Whether you're in branding, inbound marketing, or social media, focus on the digital journey, voice of the customer, or launches. If you're a marketer in an organization with a direct or channel sales team, your job is sales enablement.  

What is sales enablement? If you think it's training the field and producing product brochures, you're only partially right. Sales enablement is arming your sellers with the tools and processes they need to have meaningful and effective conversations with customers and prospects. Simply put, it means providing them with the right content at the right time and place to move a sale forward.

If you're a content marketer, or trying to become one, that definition should sound familiar. That's because content marketing and sales enablement are two sides of the same coin.

The same dynamic that is driving marketers to publish relevant, useful, and educational content in order to break through the clutter and gain permission to participate in customers' digital journeys is the same one that is transforming smart sales people from product pitchmen to thought leaders and strategic partners. That is why sales enablement can no longer be thought of as middle (MOFU) or bottom of funnel (BOFU) content only. Sellers need it all, from awareness, exploration, decision, use, adoption, expansion, and advocacy. And they need it in the same digital, shareable form factors that the TOFU people love so much.

You can still have different disciplines creating all of your content. But if you silo your strategy, if you don't think of content as an interconnected series of conversations moving customers from one phase of the sale to the next -- and you don't make it easy for your sales people to find that content and continue the conversations you've started online -- you're wasting your money.
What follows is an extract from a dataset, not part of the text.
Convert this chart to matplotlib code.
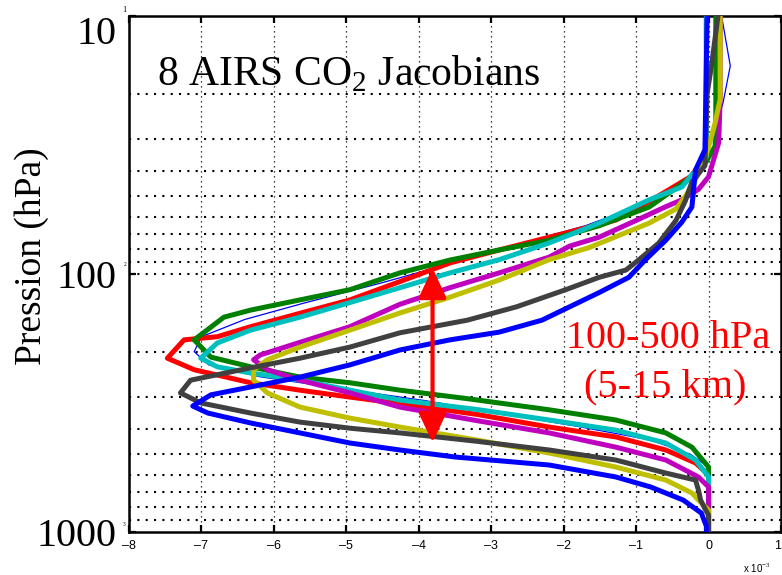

I can't tell you how many times I've downloaded a whitepaper or e-guide from a prominent sales enablement vendor only to be bombarded with emails and phone calls from reps who want to set up a product demo. Like most customers today, I’m not interested in the hard sell. I downloaded your paper to help me solve a particular business problem. However, if the rep knew what I downloaded, asked me what I liked about it, and provided me with even more relevant information to help me do my job . . . now we're having a conversation. Now we're building a relationship. Now, I'll be happy to take time from my busy day to listen to your product demo, that is if I'm truly a prospect. With this additional data and content, your sales people are also better able to qualify leads so they don't won't waste their precious time trying to sell non-prospects or people who are not ready to buy.

Sellers are not the only benefactors of better alignment between sales and marketing (see smarketing). Marketers are desperate to understand the information needs of customers in order to feed the voracious appetite of today's content-hungry paid, owned and earned channels. Nobody knows your customers better than your sellers. Every customer question, every prospect's concern, every hurdle to a sale they’ve cleared or stumbled on is content gold just waiting to be mined.

If you're a marketer, I encourage you to talk to your sales people. And go to a few sales enablement conferences. You’ll find they sound a lot like content marketing conferences. That's because marketing and sales are trying to solve the same problem: how to connect and influence with the customer in what Forrester calls the "Age of the Customer."

It's why Forrester combined their annual sales enablement conference with their digital marketing forums. And it’s why every marketer is really in sales enablement.